The family shall enjoy special protection of the state. Marriage is a living union between a man and a woman. Marriage and legal relations in marriage, common-law marriage and the family shall be regulated by law. (Note: Obitelj je pod osobitom zaštitom države. Brak je životna zajednica žene i muškarca. Brak i pravni odnosi u braku, izvanbračnoj zajednici i obitelji uređuju se zakonom.)

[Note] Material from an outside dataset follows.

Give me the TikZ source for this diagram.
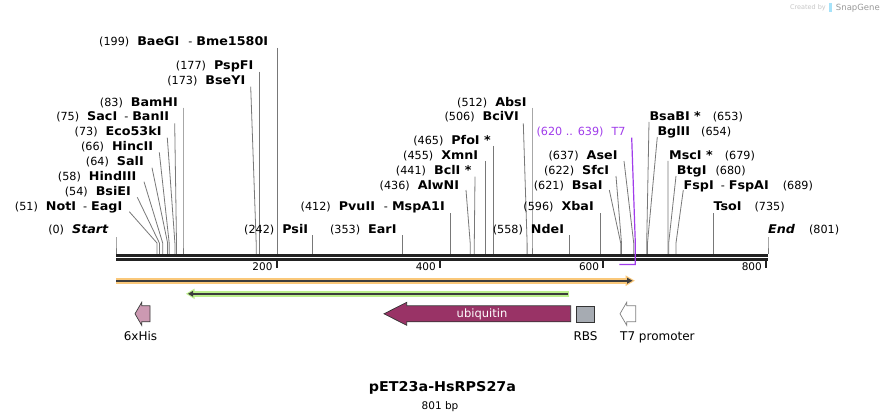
\documentclass[tikz,border=0pt]{standalone}
\usepackage{fontspec}
\setmainfont[BoldFeatures={FakeStretch=1.06},BoldItalicFeatures={FakeStretch=1.06}]{DejaVu Sans}
\definecolor{sitegray}{RGB}{120,120,120}
\definecolor{rulerdark}{RGB}{34,34,34}
\definecolor{t7col}{RGB}{160,60,235}
\definecolor{orangeglow}{RGB}{250,200,122}
\definecolor{greenglow}{RGB}{188,240,140}
\definecolor{featdark}{RGB}{60,60,60}
\definecolor{hispink}{RGB}{204,153,178}
\definecolor{ubiq}{RGB}{153,51,102}
\definecolor{rbsgray}{RGB}{166,171,178}
\newcommand\enzname[1]{{\fontsize{12}{14}\selectfont\bfseries #1}}
\tikzset{
  lab/.style={inner sep=0pt, font=\fontsize{11.2}{13}\selectfont, text=black},
  siteline/.style={draw=sitegray, line width=0.8pt},
  t7line/.style={draw=t7col, line width=1.2pt},
  rulerline/.style={draw=rulerdark, line width=2.6pt},
  tickline/.style={draw=rulerdark, line width=2pt},
  ticklab/.style={inner sep=0pt, font=\fontsize{10.5}{12}\selectfont, anchor=base east},
  featlab/.style={inner sep=0pt, font=\fontsize{12}{14}\selectfont, anchor=base},
  featoutline/.style={draw=featdark, line width=0.7pt},
}
\newcommand\siteL[7]{%
  \node[lab, anchor=base east] (#1) at (#3,#4) {#2};
  \coordinate (#1-t) at (#5,#6);
  \coordinate (#1-k) at (#7,243);
  \coordinate (#1-s) at (#7,254);
  \draw[siteline] (#1-t) -- (#1-k) -- (#1-s);
}
\newcommand\siteR[7]{%
  \node[lab, anchor=base west] (#1) at (#3,#4) {#2};
  \coordinate (#1-t) at (#5,#6);
  \coordinate (#1-k) at (#7,243);
  \coordinate (#1-s) at (#7,254);
  \draw[siteline] (#1-t) -- (#1-k) -- (#1-s);
}
\begin{document}
\begin{tikzpicture}[x=1pt,y=-1pt]
\useasboundingbox[fill=white] (0,0) rectangle (884,417);

% watermark
\node[inner sep=0pt, anchor=base east, font=\fontsize{6.5}{8}\selectfont, text=black!22] (wm1) at (826,10) {Created by};
\fill[cyan!35] (829,3) rectangle (832,12);
\node[inner sep=0pt, anchor=base east, font=\fontsize{8.5}{10}\selectfont, text=black!40] (wm2) at (880,10.5) {SnapGene};

% left-side labels
\siteL{start}{(0)\hspace{8pt}\enzname{\itshape Start}}{108.5}{233.6}{116}{237}{116}
\siteL{notI}{(51)\hspace{8pt}\enzname{NotI}\hspace{7pt}-\hspace{4pt}\enzname{EagI}}{122.5}{211}{129.3}{211.7}{157.0}
\siteL{bsiEI}{(54)\hspace{8pt}\enzname{BsiEI}}{131}{196}{137.3}{197.3}{159.4}
\siteL{hindIII}{(58)\hspace{8pt}\enzname{HindIII}}{136.5}{181}{144}{181.7}{162.7}
\siteL{salI}{(64)\hspace{8pt}\enzname{SalI}}{144}{166}{152}{167.7}{167.6}
\siteL{hincII}{(66)\hspace{8pt}\enzname{HincII}}{153.3}{151}{159.3}{152.3}{169.2}
\siteL{eco53kI}{(73)\hspace{8pt}\enzname{Eco53kI}}{161.7}{136}{167.3}{137.7}{174.9}
\siteL{sacI}{(75)\hspace{8pt}\enzname{SacI}\hspace{7pt}-\hspace{4pt}\enzname{BanII}}{169.3}{121}{174.7}{123.3}{176.5}
\siteL{bamHI}{(83)\hspace{8pt}\enzname{BamHI}}{178}{106.5}{183}{107.7}{183}
\siteL{bseYI}{(173)\hspace{8pt}\enzname{BseYI}}{245.5}{84.5}{250.7}{86.7}{256.2}
\siteL{pspFI}{(177)\hspace{8pt}\enzname{PspFI}}{253.5}{69.3}{259.5}{71.7}{259.5}
\siteL{baeGI}{(199)\hspace{8pt}\enzname{BaeGI}\hspace{9pt}-\hspace{4pt}\enzname{Bme1580I}}{268.3}{46}{277.4}{48}{277.4}

% middle labels
\siteL{psiI}{(242)\hspace{8pt}\enzname{PsiI}}{308.3}{233.6}{312.4}{235}{312.4}
\siteL{earI}{(353)\hspace{8pt}\enzname{EarI}}{396.7}{233.6}{402.7}{235}{402.7}
\siteL{pvuII}{(412)\hspace{8pt}\enzname{PvuII}\hspace{9pt}-\hspace{4pt}\enzname{MspA1I}}{445}{211}{450.7}{213}{450.7}
\siteL{alwNI}{(436)\hspace{8pt}\enzname{AlwNI}}{459.3}{189.3}{466}{190}{470.2}
\siteL{bclI}{(441)\hspace{8pt}\enzname{BclI *}}{471.7}{174.3}{475}{176.7}{474.3}
\siteL{xmnI}{(455)\hspace{8pt}\enzname{XmnI}}{478.3}{159.3}{485.6}{161}{485.6}
\siteL{pfoI}{(465)\hspace{8pt}\enzname{PfoI *}}{491}{144.3}{493.8}{146}{493.8}
\siteL{bciVI}{(506)\hspace{8pt}\enzname{BciVI}}{519}{121}{523.3}{123.3}{527.1}
\siteL{absI}{(512)\hspace{8pt}\enzname{AbsI}}{526.7}{106.5}{532}{108}{532}
\siteL{ndeI}{(558)\hspace{8pt}\enzname{NdeI}}{564.3}{233.6}{569.4}{235}{569.4}
\siteL{xbaI}{(596)\hspace{8pt}\enzname{XbaI}}{594}{211}{600.3}{213}{600.3}
\siteL{bsaI}{(621)\hspace{8pt}\enzname{BsaI}}{602.7}{189.3}{609.3}{190}{620.7}
\siteL{sfcI}{(622)\hspace{8pt}\enzname{SfcI}}{609.3}{174.3}{616}{176}{621.5}
\siteL{aseI}{(637)\hspace{8pt}\enzname{AseI}}{617.7}{159.3}{624}{161}{633.7}

% right labels
\siteR{bsaBI}{\enzname{BsaBI *}\hspace{12pt}(653)}{649.3}{120.3}{649}{122}{646.7}
\siteR{bglII}{\enzname{BglII}\hspace{11pt}(654)}{657.3}{136}{657.3}{137}{647.5}
\siteR{mscI}{\enzname{MscI *}\hspace{12pt}(679)}{669}{159.3}{668}{161}{667.9}
\siteR{btgI}{\enzname{BtgI}\hspace{9pt}(680)}{676.7}{174.3}{676}{176}{668.7}
\siteR{fspI}{\enzname{FspI}\hspace{7pt}-\hspace{4pt}\enzname{FspAI}\hspace{14pt}(689)}{683.5}{189.3}{683.3}{190}{676}
\siteR{tsoI}{\enzname{TsoI}\hspace{13pt}(735)}{713.3}{211}{713.4}{213}{713.4}
\siteR{endl}{\enzname{\itshape End}\hspace{14pt}(801)}{768}{233.6}{768}{237}{768}

% ruler
\coordinate (rA) at (116,255.3); \coordinate (rB) at (768,255.3);
\coordinate (rC) at (116,259.3); \coordinate (rD) at (768,259.3);
\draw[rulerline] (rA) -- (rB);
\draw[rulerline] (rC) -- (rD);
\foreach \tx/\tl in {276.7/200, 440/400, 603.3/600, 766/800}{
  \draw[tickline] (\tx,259) -- (\tx,267.5);
  \node[ticklab] (tick\tl) at (\tx-4,270.5) {\tl};
}

% T7 feature label and bracket
\node[lab, text=t7col, anchor=base east] (t7lab) at (625.7,136) {(620 .. 639)\hspace{8pt}T7};
\coordinate (t7t) at (631.7,137.7);
\coordinate (t7k) at (635.3,243);
\coordinate (t7s) at (635.3,264.5);
\coordinate (t7b) at (619.4,264.5);
\draw[t7line] (t7t) -- (t7k) -- (t7s) -- (t7b);

% orange arrow (forward)
\coordinate (oA) at (116,280.7); \coordinate (oB) at (627,280.7);
\draw[orangeglow, line width=6pt] (oA) -- (oB);
\fill[orangeglow] (625.5,275.3) -- (634.8,280.7) -- (625.5,286.1) -- cycle;
\draw[featdark, line width=1.6pt] (oA) -- (628,280.7);
\fill[featdark] (627,277.6) -- (632.5,280.7) -- (627,283.8) -- cycle;

% green arrow (reverse)
\coordinate (gA) at (569.3,293.8); \coordinate (gB) at (193,293.8);
\draw[greenglow, line width=5.7pt] (gA) -- (gB);
\fill[greenglow] (194.5,288.6) -- (186,293.8) -- (194.5,299) -- cycle;
\draw[featdark, line width=1.6pt] (567.8,293.8) -- (192,293.8);
\fill[featdark] (193.2,290.8) -- (188,293.8) -- (193.2,296.8) -- cycle;

% 6xHis
\draw[featoutline, fill=hispink] (135,313.8) -- (141.7,302.3) -- (141.7,305.8) -- (150,305.8) -- (150,321.8) -- (141.7,321.8) -- (141.7,325.3) -- cycle;
\node[featlab] (his) at (140.5,340.2) {6xHis};

% ubiquitin
\draw[featoutline, draw=black!80, fill=ubiq] (384,313.8) -- (406.7,302.3) -- (406.7,305.8) -- (570.7,305.8) -- (570.7,321.8) -- (406.7,321.8) -- (406.7,325.3) -- cycle;
\node[inner sep=0pt, font=\fontsize{11.5}{13}\selectfont, text=white, anchor=base] (ubq) at (482,317.8) {ubiquitin};

% RBS
\draw[featoutline, draw=black!80, fill=rbsgray] (576.7,306) rectangle (594.3,322);
\node[featlab] (rbs) at (585.5,340.2) {RBS};

% T7 promoter
\draw[draw=black!50, line width=0.7pt, fill=white] (620,313.8) -- (626.7,302.3) -- (626.7,305.8) -- (635.7,305.8) -- (635.7,321.8) -- (626.7,321.8) -- (626.7,325.3) -- cycle;
\node[featlab, anchor=base west] (t7p) at (620,340.2) {T7 promoter};

% title
\node[inner sep=0pt, font=\fontsize{13.5}{16}\selectfont\bfseries, anchor=base] (title) at (442.5,391.5) {pET23a-HsRPS27a};
\node[inner sep=0pt, font=\fontsize{10.5}{12}\selectfont, anchor=base] (size) at (440,409) {801 bp};
\end{tikzpicture}
\end{document}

In the aftermath of the referendum, the government began working on changes to the referendum process, defining what type of questions can be subjected to a popular vote and imposing a 50% turnout. President Josipović also suggested that other forms of unions should be protected by the Constitution to "balance the injustice created by the referendum", but his proposal was rejected. In May 2018, the Social Democratic Party launched an initiative to amend the Constitution to prevent referendums designed to "reduce fundamental civil rights and freedoms".

===Developments in 2025–present===
On 22 November 2025, the European Court of Justice (ECJ) ruled in Jakub Cupriak-Trojan and Mateusz Trojan v Wojewoda Mazowiecki, a Polish case, that all member states of the European Union must recognise same-sex marriages validly performed within the European Union. The case involved a dual Polish-German couple who had married in Germany but sought recognition of their marriage in Poland. The ruling had an immediate legal effect in Croatia as well, with media outlets reporting that "authorities must recognize same-sex marriages performed abroad as full marriages, rather than just granting them the limited rights of a registered partnership". Cupriak-Trojan and Trojan does not compel Croatia to change its domestic laws to legalise same-sex marriage, but it does require that the country accept the legal status of couples married elsewhere in the European Union.

==Public opinion==
The 2015 Eurobarometer found that 37% of Croatians thought that same-sex marriage should be allowed throughout Europe. A Pew Research Center poll published in May 2017 found that 31% of Croatians supported same-sex marriage, while 64% were opposed. Support was highest among religiously-unaffiliated respondents at 61%, but decreased to 29% among Catholics. The 2019 Eurobarometer showed that 39% of Croatians thought same-sex marriage should be allowed throughout Europe, while 55% were opposed.

The 2023 Eurobarometer found that support for same-sex marriage had increased to 42%, whilst 51% remained opposed. The survey also showed that 39% of Croatians agreed that "there is nothing wrong in a sexual relationship between two persons of the same sex", while 56% disagreed.